The flavors of the Italian Herb and Oil Dip have inspired a new Italian Pasta recipe! Rich garlic, layered with basil, rosemary, red pepper flakes, parsley and Oregano, this recipe is just delightful! I think even the pickiest of palettes will like this Chicken Noodle dish, infused with Italian Herbs. For a complete meal idea, add a side salad or fresh veggies and some sliced bread to dip in the extra Italian Herb and Oil Dip. My family gave this their stamp of approval! Comment below to let me know what you think!
Italian Herb Noodles
Equipment
- Large pot to boil the noodles
- medium bowl to mix the sauce
- measuring cups
- spoon
- Collander to drain the noodles
Ingredients
- 1 pkg Egg Noodles
- 8 cups water to boil the noodles
- 1 can cream of chicken soup
- 2 cups cooked, shredded chicken breast
- 1 cup sour cream
- 1 cup grated parmesean cheese, for garnish
Instructions
- Boil the egg noodles according to the package.
- Meanwhile, prepare the Italian Herb and Oil Dip recipe.
- In a medium bowl, combine the cream of chicken soup, sour cream, shredded chicken breast, and 3 TBSP of the Italian Herb and Oil Dip. Reserve the remaining dip for bread with your meal.
- After the noodles are cooked, drain and place back in the large pot. Add the cream of chicken mixture to the noodles, stirring to combine. Heat over medium-low heat until heated through. Serve with grated parmesean as a garnish. Enjoy!
Italian Herbs and Oil
Equipment
- Cutting Board
- knife to chop herbs
- measuring spoons
- garlic press
- small bowl
Ingredients
- 4 cloves garlic, pressed
- 3 TBSP Italian herb mix (1 TBSP Oregano, 1 TBSP Parsely, 1/2 TBSP Basil- all finely minced) Look in the grocery for this mix near fresh herbs!
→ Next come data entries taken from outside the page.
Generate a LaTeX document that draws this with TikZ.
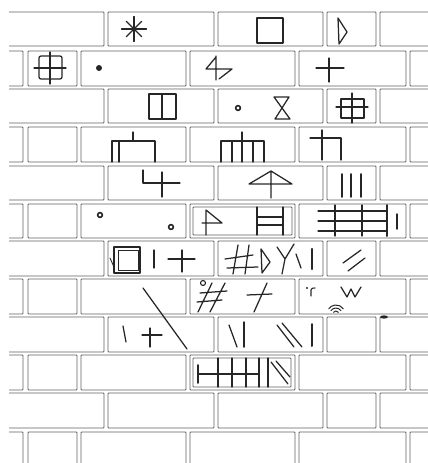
\documentclass[tikz,border=0pt]{standalone}
\begin{document}
\begin{tikzpicture}[x=1pt,y=-1pt,
  brick/.style={draw=black!62, line width=0.95pt, rounded corners=0.8pt},
  sym/.style={draw=black!85, line width=1.25pt, line cap=round, line join=round},
  thk/.style={sym, line width=2pt}]
\useasboundingbox (0,0) rectangle (428,463);
\clip (0,0) rectangle (428,463);
% odd rows
\foreach \t/\b in {12/46,89/123,166/200,241/276,317/352,393/428}{
  \draw[brick] (9,\t) -- (104,\t) -- (104,\b) -- (9,\b);
  \draw[brick] (108,\t) rectangle (214,\b);
  \draw[brick] (218,\t) rectangle (323,\b);
  \draw[brick] (327,\t) rectangle (376,\b);
  \draw[brick] (430,\t) -- (380,\t) -- (380,\b) -- (430,\b);
}
% even rows
\foreach \t/\b in {51/86,127/162,204/238,279/314,355/390,432/470}{
  \draw[brick] (9,\t) -- (23,\t) -- (23,\b) -- (9,\b);
  \draw[brick] (28,\t) rectangle (77,\b);
  \draw[brick] (81,\t) rectangle (186,\b);
  \draw[brick] (190,\t) rectangle (295,\b);
  \draw[brick] (299,\t) rectangle (406,\b);
  \draw[brick] (430,\t) -- (410,\t) -- (410,\b) -- (430,\b);
}
% ---- row 1
\foreach \a in {0,90,180,270} \draw[sym] (134,29) -- ++(\a:12.5pt);
\foreach \a in {45,135,225,315} \draw[sym] (134,29) -- ++(\a:11pt);
\fill[black!85] (134,29) circle (2.5pt);
\draw[sym] (257,18) rectangle (283,43);
\draw[sym] (338,18) -- (347,32) -- (339,44) -- cycle;
% ---- row 2
\draw[sym, rounded corners=2pt] (39,56) rectangle (62,79);
\draw[sym] (34,68) -- (66,68) (50,52) -- (50,84);
\fill[black!85] (99,68) circle (3pt);
\draw[sym] (216,56) -- (216,80) (216,57) -- (206,69) -- (232,69) -- (219,79);
\draw[sym] (316,68) -- (344,68) (329,58) -- (329,82);
% ---- row 3
\draw[sym] (149,94) rectangle (176,119) (162,94) -- (162,119);
\draw[sym, line width=1.6pt] (238,108) circle (2.4pt);
\draw[sym] (274,97) -- (289,97) -- (275,119) -- (290,119) -- cycle;
\draw[sym] (341,99) rectangle (364,118);
\draw[sym] (336,107) -- (368,107) (352,93) -- (352,123);
% ---- row 4
\draw[sym] (112,162) -- (112,141) -- (155,141) -- (155,162) (119,141) -- (119,162) (133,132) -- (133,141);
\draw[sym] (221,162) -- (221,141) -- (264,141) -- (264,162)
  (232,141) -- (232,162) (253,141) -- (253,162) (242,132) -- (242,162);
\draw[sym] (310,138) -- (341,138) -- (341,160) (322,130) -- (322,160);
% ---- row 5
\draw[sym] (143,170) -- (143,183) -- (180,183) (162,172) -- (162,197);
\draw[sym] (249,184) -- (271,171) -- (292,184) -- cycle (271,171) -- (271,198);
\draw[thk, line width=1.7pt] (342,174) -- (342,197) (351,174) -- (351,197) (361,174) -- (361,197);
% ---- row 6
\draw[sym, line width=1.6pt] (100,215) circle (2.4pt);
\draw[sym, line width=1.6pt] (171,227) circle (2.4pt);
\draw[brick] (193,207) rectangle (292,235);
\draw[sym] (206,210) -- (206,235) (206,210) -- (222,223) -- (202,223);
\draw[sym] (257,207) -- (257,235) (283,207) -- (283,235)
  (257,217) -- (283,217) (257,225) -- (283,225);
\draw[sym] (318,211) -- (386,211) (318,221) -- (386,221) (318,231) -- (386,231)
  (335,205) -- (335,236) (362,205) -- (362,236);
\draw[thk] (387,205) -- (387,236);
\draw[sym, line width=1.5pt] (397,214) -- (397,229);
% ---- row 7
\draw[sym, line width=1.4pt] (114,247) rectangle (140,273);
\draw[sym, line width=0.9pt] (118,250) rectangle (138,270);
\draw[sym, line width=0.9pt] (110,258) -- (114,267);
\draw[sym] (154,250) -- (154,268);
\draw[sym] (168,259) -- (195,259) (182,250) -- (182,272);
\draw[sym] (238,245) -- (233,274) (249,245) -- (245,274) (225,259) -- (253,255) (227,268) -- (258,267);
\draw[sym] (261,249) -- (270,262) -- (262,273) -- cycle;
\draw[sym] (277,247) -- (285,259) (294,244) -- (285,259) -- (282,274);
\draw[sym] (296,254) -- (301,268);
\draw[thk, line width=2.6pt] (312,249) -- (312,269);
\draw[sym] (343,263) -- (361,250) (348,271) -- (365,258);
% ---- row 8
\draw[sym] (143,288) -- (187,349);
\draw[sym, line width=1.1pt] (203,283) circle (2.5pt);
\draw[sym] (212,283) -- (198,312) (225,283) -- (210,312) (200,293) -- (227,291) (197,302) -- (222,300);
\draw[sym] (247,295) -- (272,294) (267,283) -- (254,312);
\fill[black!85] (307,288) circle (1.2pt);
\draw[sym, line width=1.1pt] (311,296) -- (311,290) .. controls (312,288) .. (315,288);
\draw[sym] (341,287) -- (347,297) -- (351,289) -- (355,297) -- (361,287);
\foreach \r in {3,6,9} \draw[sym, line width=1pt] ([shift={(35:\r pt)}]336,314) arc[start angle=35, end angle=145, radius=\r pt];
\fill[black!85] (384,317) ellipse (4pt and 1.6pt);
% ---- row 9
\draw[sym] (123,326) -- (126,342);
\draw[sym] (142,335) -- (162,335) (150,328) -- (150,347);
\draw[sym] (229,325) -- (237,347);
\draw[thk, line width=1.5pt] (244,322) -- (244,347);
\draw[sym] (277,325) -- (294,347) (282,323) -- (302,347);
\draw[thk, line width=2pt] (312,324) -- (312,346);
% ---- row 10
\draw[brick] (193,358) rectangle (291,387);
\draw[thk, line width=1.9pt] (198,365) -- (198,383);
\draw[sym] (198,374) -- (259,374);
\foreach \xx in {218,232,246,259,268} \draw[sym] (\xx,358) -- (\xx,387);
\draw[sym] (271,362) -- (288,384) (276,361) -- (290,377);
\end{tikzpicture}
\end{document}
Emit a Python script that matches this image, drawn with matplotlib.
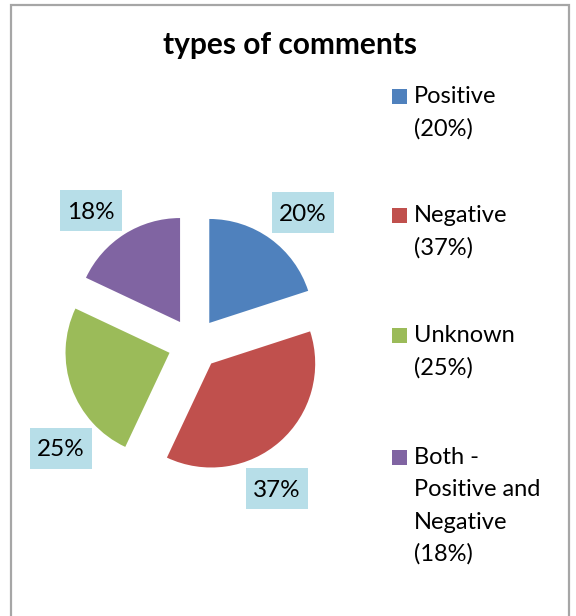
import textwrap
import matplotlib
matplotlib.use("Agg")
import matplotlib.pyplot as plt
import matplotlib.transforms as mtransforms
from matplotlib.patches import Rectangle

# Data
categories = ["Positive", "Negative", "Unknown", "Both - Positive and Negative"]
values = [20, 37, 25, 18]
colors = ["#4F81BD", "#C0504D", "#9BBB59", "#8064A2"]
title = "types of comments"

W, H = 576, 616
DPI = 100
plt.rcParams["font.family"] = ["Lato", "DejaVu Sans"]

fig = plt.figure(figsize=(W / DPI, H / DPI), dpi=DPI)


def fx(px):
    return px / W


def fy(py):
    # pixel measured from the top edge -> figure fraction from the bottom
    return 1 - py / H


# Outer chart border (open at the bottom edge)
fig.patches.append(Rectangle((fx(11), fy(H + 10)), fx(558), (H + 10 - 5) / H,
                             transform=fig.transFigure, fill=False,
                             edgecolor="#A6A6A6", linewidth=1.6))

# Pie axes: centre at (194, 344) px, radius 104 px, data range +-1.6
R = 104.0
cx, cy = 194.0, 344.0
half = 1.6 * R
ax = fig.add_axes([fx(cx - half), fy(cy + half), 2 * half / W, 2 * half / H])
wedges, _ = ax.pie(values, colors=colors, startangle=90, counterclock=False,
                   explode=[0.25] * len(values), radius=1.0,
                   wedgeprops=dict(linewidth=0))
ax.set_xlim(-1.6, 1.6)
ax.set_ylim(-1.6, 1.6)
ax.set_aspect("equal")
ax.axis("off")

# Data labels in fixed-size light-blue boxes (0.62 x 0.41 in)
label_pos = [(1.048, 1.26), (0.798, -1.385), (-1.279, -1.0), (-0.99, 1.288)]
box_w, box_h = 0.62, 0.41
for v, (lx, ly) in zip(values, label_pos):
    anchor = fig.dpi_scale_trans + mtransforms.ScaledTranslation(lx, ly, ax.transData)
    ax.add_patch(Rectangle((-box_w / 2, -box_h / 2), box_w, box_h,
                           transform=anchor, facecolor="#B7DEE8",
                           edgecolor="none", clip_on=False, zorder=3))
    ax.text(lx, ly, f"{v}%", ha="center", va="center_baseline", fontsize=17.5,
            color="black", zorder=4)

# Title
fig.text(fx(290), fy(54), title, ha="center", va="baseline",
         fontsize=21.5, fontweight="bold")

# Legend: colour square plus wrapped label lines
first_baselines = [103, 222.5, 342, 464]
line_step = 32.3
for cat, v, col, base in zip(categories, values, colors, first_baselines):
    lines = textwrap.wrap(f"{cat} ({v}%)", 12)
    fig.patches.append(Rectangle((fx(392), fy(base + 0.5)), 15 / W, 15 / H,
                                 transform=fig.transFigure, facecolor=col,
                                 edgecolor="none"))
    for i, line in enumerate(lines):
        fig.text(fx(414), fy(base + i * line_step), line, ha="left",
                 va="baseline", fontsize=17)

fig.savefig("out.png", dpi=DPI)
- 1 TBSP Fresh Rosemary- finely minced
- 1 tsp crushed Red Pepper Flakes
- 1/2 tsp kosher salt
- 1/4 tsp coarse ground black pepper
- 1/4 cup olive oil reserved for serving
Instructions
- Mix all herbs, salt, and pepper in a small bowl. Stir well, you may need to press the garlic into the mix to combine it with the other herbs. Store in an airtight container and refrigerate until ready to serve. This will keep up to 1 week in the refrigerator.